Let me start by saying, I have nothing against Zumba! I’ve taken a few classes, and had a great time. Like everyone, when it first became popular I thought it was a great idea! And then like many people my regard for Zumba began to decline. Why? Because I saw a hugely flooded market in a short space of time. This then made me question the training/ quality of the instructors. I saw that the people at the top did not seem to care about quality or consistency of the classes. This reflected in the lack of quality and consistency in the classes I was taking. By the end I was left feeling confused as to what Zumba was actually supposed to be. And so, I left the whole thing entirely.
Now, let me also say I am not putting Kizomba and Zumba in the same category. From my understanding, Zumba is a mixture of fitness and aerobic dance moves, designed for fitness, fun and weight loss. Kizomba, and everything that falls under the Kizomba umbrella- Kizomba, Semba, Tarraxinha, Coladeira, Urban kiz, Tarraxo, Afro house. These are all art forms, dance styles and urban social dances. Kizomba is still in its baby stages, and as such, we need to treat it with care, to ensure it can grow in a healthy and sustainable way, to avoid a Zumba like crash.
I am writing to you form Sydney, Australia where the scene is small comparably to Europe, and has only really experienced some notable growth in the last 2-5 years. There are many scenes like us all over the world, including many countries in Europe. With the exception of Angola, Cabo Verde, France and Portugal, I would say we are all really in those toddler stages of development. So what does this mean?
It means if we really want to respect our dance and grow our Kizomba communities, we need all kinds of people in the community, and we need a sense of respect for the dance itself and its artists.
Every community needs the pioneers. Those are the old timers who have been there since the beginning, put in a lot of hard work you may not even recognise, and have essentially laid the groundwork for kizomba to exist.
Then you need your teachers, to spread the kizomba love and knowledge, as the dance industry is basically unregulated, the skill and experience of your teachers could vary substantially. Each teacher will bring their own flair to the scene.
You need Kizomba Artists/teachers, they are the professional dancers in your scene who dedicate their lives to growing, creating and breathing dance. They will have formal training or an extensive dance background, and spend long hours honing their dancing and teaching craft.
You need students from all walks of life, they are the lifeblood of your community, they fill the social dance floors with their amazing energy, and they fill your classes, they create friendships and relationships and a social life within the community.
You need promoters. Officially or unofficially they are the people who will always bring new members into the community and promote the dance and dance events.
Then of course you need organisers of events, festivals, etc etc, they give the community something to aspire to,and give them a space to grow and party.
We need studio owners who have dedicated their lives to creating a physical home for dance, students and artists to flourish.
And last but certainly not least, we need DJ’s, those amazing people who spend their time dedicated to music! They understand the history and the richness and diversity of Kizomba music, they understand the science of the DJ machine, and they make magic happen for you at your parties.

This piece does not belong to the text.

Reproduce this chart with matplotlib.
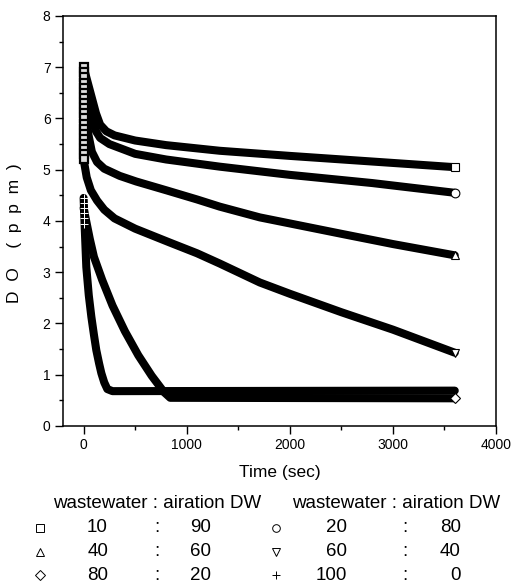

No wonder our communities are so incredible and keep growing. The key to nurturing your scene is to be considerate of all of these things. In small scenes, Work as a team, avoid creating unnecessary competition. Respect each others roles and skills in the community, never be afraid to learn more, collaborate, step into a new role, or step away from an old one. Avoid saturation. If you can avoid saturating your scene too quickly you will ensure it can continue to grow, saturation is the quickest way for it to collapse in on itself. Value quality, respect yourself and your teachers, artists, promoters, and DJs and be conscious in your choices. Expand the scene, always work towards inviting new potential kizomba lovers into your scene, be inclusive and proactive.
At the end of the day, each dance scene will go through its ups and downs. Nurturing a scene is the responsibility of a whole community. If you know you are a person of influence in your community, consider how your actions and attitudes will filter down. If you are an artist in your community, consider how your dance will be copied, consider how and what you teach to your students for the social floor.
Education is power. Nothing will create sustainability in your community like education. Learn about your dance, learn its history, its culture. If you have the means, travel. If you don’t, travel through your scene, learn different people’s stories and styles and see how everything is interlinked.
I love this dance more than anything, but the rate of saturation has me a little weary. Kizomba is too beautiful to face a Zumba like crash. I want it to be thriving on the streets of Sydney by the time I have kids. I want my local barista to know what Kizomba is when I mention it to her. I want to hear it played on the radio sometimes! Imagine that ?! I want so many more people to have the opportunity to learn the beauty of this incredibly magical and healing dance. Let's work together to make sure our baby communities can grow and flourish.
Invite a friend to dance, invest in your training, ask questions to your teachers, never be afraid to be a student, respect your artists and DJ’s, travel if you can, and in whatever way you can help to grow your community.